Sunday, May 6, 2012

The Privilege of "Happy Cows"

The Ethicist Contest Winner: Give Thanks for Meat  For me, eating meat is ethical when one does three things. First, you accept the biological reality that death begets life on this planet and that all life (including us!) is really just solar energy temporarily stored in an impermanent form. Second, you combine this realization with that cherished human trait of compassion and choose ethically raised food, vegetable, grain and/or meat. And third, you give thanks.

Good news! You can eat meat as long as you place yourself in a very particularly privileged position above the rest of the planet and ignore how most people won't ever have accesses to the same resources and choices that you do!

What, there's no way that we can find enough land to produce enough of this sort of ethical meat to feed the entire planet, and even less of a way to make it affordable? Oh, well you should have thought of that before you chose to be born as someone less privileged as myself.

Give thanks to me, for I am to be praised for finding a way to wrap my privilege-denial in self-aggrandizement!
McGoats says "Do you realize the privileged position one must be in, in order to be vegan?"
Oh yes, no doubt of that. It wasn't at all what I was responding to, but I agree with you. Getting to eat ethically in any way is a privilege, be it "happy cows" [aka expensive cows] or no cows [aka food considered too "specialty" for regular grocery marts]. Like yesterday, my friend had pizza, and I could either eat what he offered or go hungry. And back to the guy whose privilege-denial I was criticizing, I couldn't just eat only happy cow meat even if I wanted to, since that stuff is damn expensive.

My concern is that if the people who control the food production process were to somehow manage to overhaul the entire system and produce only low-impact sustainable ethical food, we simply won't have enough to feed the entire planet that way if we insist upon a high-animal-protein diet. I can see a future in which some people do eat some meat, but it would be at a greatly reduced rate of consumption than what is typical (at least in the USA where I am).
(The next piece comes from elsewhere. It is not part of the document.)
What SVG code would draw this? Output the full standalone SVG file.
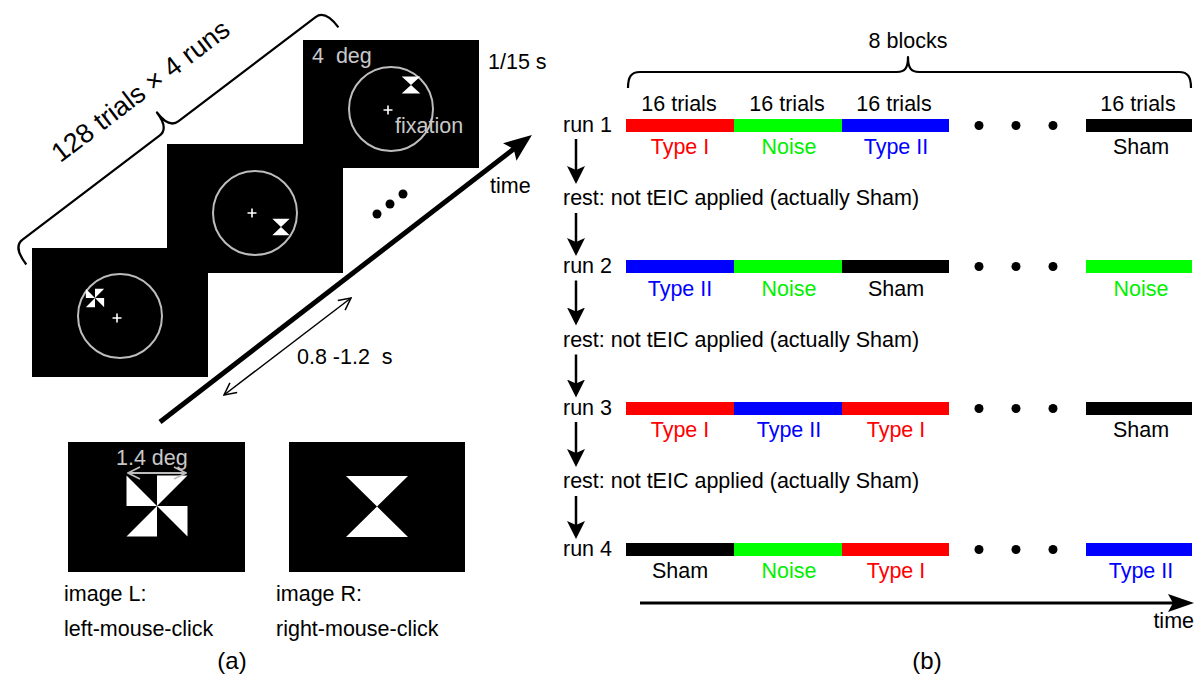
<svg xmlns="http://www.w3.org/2000/svg" xmlns:xlink="http://www.w3.org/1999/xlink" width="1194" height="676" viewBox="0 0 1194 676">
  <style>
    text { font-family: "Liberation Sans", Arial, sans-serif; font-size: 21.5px; fill: #000; }
    .grey { fill: #c8c8c8; }
    .mid { text-anchor: middle; }
    .end { text-anchor: end; }
    .red { fill: #ff0000; }
    .green { fill: #00f000; }
    .blue { fill: #0000ff; }
    .caption { font-size: 24px; }
    .screen { fill: #000; }
    .ring { fill: none; stroke: #bdbdbd; stroke-width: 2; }
    .cross { stroke: #fff; stroke-width: 1.6; fill: none; }
    .down { stroke: #000; stroke-width: 2.5; fill: none; marker-end: url(#down-head); }
    .brace { fill: none; stroke: #000; stroke-width: 2.2; stroke-linejoin: round; }
    .dot { fill: #000; }
  </style>
  <defs>
    <!-- four-blade pinwheel, 61 x 61, centred on the origin -->
    <g id="pinwheel" fill="#fff">
      <polygon points="-30.5,-30.5 -30.5,0 0,0"/>
      <polygon points="30.5,-30.5 0,-30.5 0,0"/>
      <polygon points="30.5,30.5 30.5,0 0,0"/>
      <polygon points="-30.5,30.5 0,30.5 0,0"/>
    </g>
    <!-- hourglass, 62 x 61, centred on the origin -->
    <polygon id="hourglass" fill="#fff" points="-31,-30.5 31,-30.5 0,0 31,30.5 -31,30.5 0,0"/>
    <marker id="down-head" markerUnits="userSpaceOnUse" viewBox="0 0 18 18" refX="10" refY="9" markerWidth="18" markerHeight="18" orient="auto">
      <path d="M0,0 L18,9 L0,18 L4,9 z" fill="#000"/>
    </marker>
    <marker id="time-head" markerUnits="userSpaceOnUse" viewBox="0 0 26 18" refX="18" refY="9" markerWidth="26" markerHeight="18" orient="auto">
      <path d="M0,0 L26,9 L0,18 L5,9 z" fill="#000"/>
    </marker>
    <marker id="big-head" markerUnits="userSpaceOnUse" viewBox="0 0 28 22" refX="18" refY="11" markerWidth="28" markerHeight="22" orient="auto">
      <path d="M0,0 L28,11 L0,22 L5,11 z" fill="#000"/>
    </marker>
    <marker id="open-head" markerUnits="userSpaceOnUse" viewBox="0 0 14 14" refX="13" refY="7" markerWidth="14" markerHeight="14" orient="auto-start-reverse">
      <path d="M1,1 L13,7 L1,13" fill="none" stroke="#000" stroke-width="1.5"/>
    </marker>
    <marker id="open-head-grey" markerUnits="userSpaceOnUse" viewBox="0 0 14 14" refX="13" refY="7" markerWidth="14" markerHeight="14" orient="auto-start-reverse">
      <path d="M1,1 L13,7 L1,13" fill="none" stroke="#bdbdbd" stroke-width="1.8"/>
    </marker>
  </defs>

  <rect width="1194" height="676" fill="#fff"/>

  <!-- ================= panel (a) ================= -->
  <g id="trial-brace">
    <g transform="translate(13,247) rotate(-37.23)">
      <path class="brace" d="M0,22 C0,8 3,0 12,0 L184,0 C192,0 196,-6 196,-20 C196,-6 200,0 208,0 L380,0 C389,0 392,8 392,22"/>
      <text class="mid" x="196" y="-38" style="font-size:27px">128 trials × 4 runs</text>
    </g>
  </g>

  <g id="screen-1">
    <rect class="screen" x="32" y="248" width="176" height="129"/>
    <circle class="ring" cx="120" cy="316" r="42"/>
    <path class="cross" d="M112.5,318 h9 M117,313.5 v9"/>
    <use xlink:href="#pinwheel" transform="translate(95,298) scale(0.3)"/>
  </g>

  <g id="screen-2">
    <rect class="screen" x="167" y="144" width="176" height="129"/>
    <circle class="ring" cx="255" cy="213" r="42"/>
    <path class="cross" d="M247.5,213 h9 M252,208.5 v9"/>
    <use xlink:href="#hourglass" transform="translate(281,227) scale(0.28,0.27)"/>
  </g>

  <g id="screen-3">
    <rect class="screen" x="303" y="40" width="176" height="128"/>
    <circle class="ring" cx="391" cy="109" r="42"/>
    <path class="cross" d="M383.5,110 h9 M388,105.5 v9"/>
    <use xlink:href="#hourglass" transform="translate(411,85) scale(0.3,0.28)"/>
    <text class="grey" x="312" y="63" xml:space="preserve">4  deg</text>
    <text class="grey" x="395" y="133">fixation</text>
  </g>

  <g id="more-screens">
    <circle class="dot" cx="377" cy="214" r="4.5"/>
    <circle class="dot" cx="390" cy="204" r="4.5"/>
    <circle class="dot" cx="403" cy="194" r="4.5"/>
  </g>

  <g id="timing-labels">
    <text x="488" y="69">1/15 s</text>
    <text x="490" y="193">time</text>
    <text x="297" y="364" xml:space="preserve">0.8 -1.2  s</text>
  </g>

  <g id="image-L">
    <rect class="screen" x="68" y="442" width="177" height="130"/>
    <use xlink:href="#pinwheel" transform="translate(157,506)"/>
    <line x1="128" y1="473" x2="186" y2="473" stroke="#bdbdbd" stroke-width="1.8" marker-start="url(#open-head-grey)" marker-end="url(#open-head-grey)"/>
    <text class="grey" x="116" y="465">1.4 deg</text>
    <text x="64" y="601">image L:</text>
    <text x="64" y="636">left-mouse-click</text>
  </g>

  <g id="image-R">
    <rect class="screen" x="289" y="442" width="176" height="130"/>
    <use xlink:href="#hourglass" transform="translate(377,506.5)"/>
    <text x="276" y="601">image R:</text>
    <text x="276" y="636">right-mouse-click</text>
  </g>

  <text class="mid caption" x="232" y="669">(a)</text>

  <!-- connectors of panel (a) -->
  <g id="connectors-a">
    <line x1="160" y1="422" x2="524" y2="141" stroke="#000" stroke-width="5" marker-end="url(#big-head)"/>
    <line x1="224" y1="395" x2="351" y2="298" stroke="#000" stroke-width="1.5" marker-start="url(#open-head)" marker-end="url(#open-head)"/>
  </g>

  <!-- ================= panel (b) ================= -->
  <g id="block-brace">
    <path class="brace" d="M628,88 C628,77 631,72 640,72 L897,72 C905,72 908,68 908,57 C908,68 911,72 919,72 L1179,72 C1188,72 1191,77 1191,88"/>
    <text class="mid" x="908" y="48">8 blocks</text>
  </g>

  <g id="trial-counts">
    <text class="mid" x="679" y="111">16 trials</text>
    <text class="mid" x="787" y="111">16 trials</text>
    <text class="mid" x="894" y="111">16 trials</text>
    <text class="mid" x="1138" y="111">16 trials</text>
  </g>

  <g id="run-1">
    <text x="563" y="132">run 1</text>
    <rect x="626" y="119" width="108" height="13" fill="#ff0000"/>
    <rect x="734" y="119" width="108" height="13" fill="#00ff00"/>
    <rect x="842" y="119" width="107" height="13" fill="#0000ff"/>
    <circle class="dot" cx="979" cy="125.5" r="4.5"/>
    <circle class="dot" cx="1016" cy="125.5" r="4.5"/>
    <circle class="dot" cx="1053" cy="125.5" r="4.5"/>
    <rect x="1086" y="119" width="106" height="13" fill="#000"/>
    <text class="mid red" x="680" y="154">Type I</text>
    <text class="mid green" x="789" y="154">Noise</text>
    <text class="mid blue" x="896" y="154">Type II</text>
    <text class="mid" x="1141" y="154">Sham</text>
  </g>

  <g id="rest-1"><text x="563" y="205">rest: not tEIC applied (actually Sham)</text></g>

  <g id="run-2">
    <text x="563" y="273">run 2</text>
    <rect x="626" y="260" width="108" height="13" fill="#0000ff"/>
    <rect x="734" y="260" width="108" height="13" fill="#00ff00"/>
    <rect x="842" y="260" width="107" height="13" fill="#000"/>
    <circle class="dot" cx="979" cy="266.5" r="4.5"/>
    <circle class="dot" cx="1016" cy="266.5" r="4.5"/>
    <circle class="dot" cx="1053" cy="266.5" r="4.5"/>
    <rect x="1086" y="260" width="106" height="13" fill="#00ff00"/>
    <text class="mid blue" x="680" y="295.5">Type II</text>
    <text class="mid green" x="789" y="295.5">Noise</text>
    <text class="mid" x="896" y="295.5">Sham</text>
    <text class="mid green" x="1141" y="295.5">Noise</text>
  </g>

  <g id="rest-2"><text x="563" y="346.5">rest: not tEIC applied (actually Sham)</text></g>

  <g id="run-3">
    <text x="563" y="415">run 3</text>
    <rect x="626" y="402" width="108" height="13" fill="#ff0000"/>
    <rect x="734" y="402" width="108" height="13" fill="#0000ff"/>
    <rect x="842" y="402" width="107" height="13" fill="#ff0000"/>
    <circle class="dot" cx="979" cy="408.5" r="4.5"/>
    <circle class="dot" cx="1016" cy="408.5" r="4.5"/>
    <circle class="dot" cx="1053" cy="408.5" r="4.5"/>
    <rect x="1086" y="402" width="106" height="13" fill="#000"/>
    <text class="mid red" x="680" y="437">Type I</text>
    <text class="mid blue" x="789" y="437">Type II</text>
    <text class="mid red" x="896" y="437">Type I</text>
    <text class="mid" x="1141" y="437">Sham</text>
  </g>

  <g id="rest-3"><text x="563" y="488">rest: not tEIC applied (actually Sham)</text></g>

  <g id="run-4">
    <text x="563" y="556">run 4</text>
    <rect x="626" y="543" width="108" height="13" fill="#000"/>
    <rect x="734" y="543" width="108" height="13" fill="#00ff00"/>
    <rect x="842" y="543" width="107" height="13" fill="#ff0000"/>
    <circle class="dot" cx="979" cy="549.5" r="4.5"/>
    <circle class="dot" cx="1016" cy="549.5" r="4.5"/>
    <circle class="dot" cx="1053" cy="549.5" r="4.5"/>
    <rect x="1086" y="543" width="106" height="13" fill="#0000ff"/>
    <text class="mid" x="680" y="578">Sham</text>
    <text class="mid green" x="789" y="578">Noise</text>
    <text class="mid red" x="896" y="578">Type I</text>
    <text class="mid blue" x="1141" y="578">Type II</text>
  </g>

  <g id="time-axis">
    <text class="end" x="1194" y="628">time</text>
  </g>

  <text class="mid caption" x="927" y="669">(b)</text>

  <!-- connectors of panel (b) -->
  <g id="connectors-b">
    <line class="down" x1="576" y1="139" x2="576" y2="176"/>
    <line class="down" x1="576" y1="213" x2="576" y2="248"/>
    <line class="down" x1="576" y1="280.5" x2="576" y2="317.5"/>
    <line class="down" x1="576" y1="354.5" x2="576" y2="389.5"/>
    <line class="down" x1="576" y1="422" x2="576" y2="459"/>
    <line class="down" x1="576" y1="496" x2="576" y2="531"/>
    <line x1="640" y1="603" x2="1186" y2="603" stroke="#000" stroke-width="3" marker-end="url(#time-head)"/>
  </g>
</svg>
And those of us who are able to sustain ourselves without meat are welcome to continue to do so.

People who insist that a more ethical food supply must come from the bottom-up are speaking from a place of privilege. The people at the bottom of society cannot bear the brunt of the blame for the less ethical choices we make, because more ethical choices do often come at too great a cost, precisely because ethics itself is not built into the system.

Does that mean my decisions are magically more ethical because the most ethical option was not available to me? Nope, I still acted less ethically. All it means is that I'm not to blame for my less-ethical non-choice. The sooner I accept that there are better options being denied me and the more I demand more ethical options (at less cost) available to myself and others like me, the sooner (hopefully) we can overhaul the entire system to make ethical decisions less privileged. But even still, it's not our fault if our demands fall on hardened hearts (those of us who are willing and able to take the time and effort out of our busy lives to make such demands).

But seriously, assholes like that "let's all just eat happy cows, yay!" bro aren't doing anything but helping privileged people like him feel better about themselves.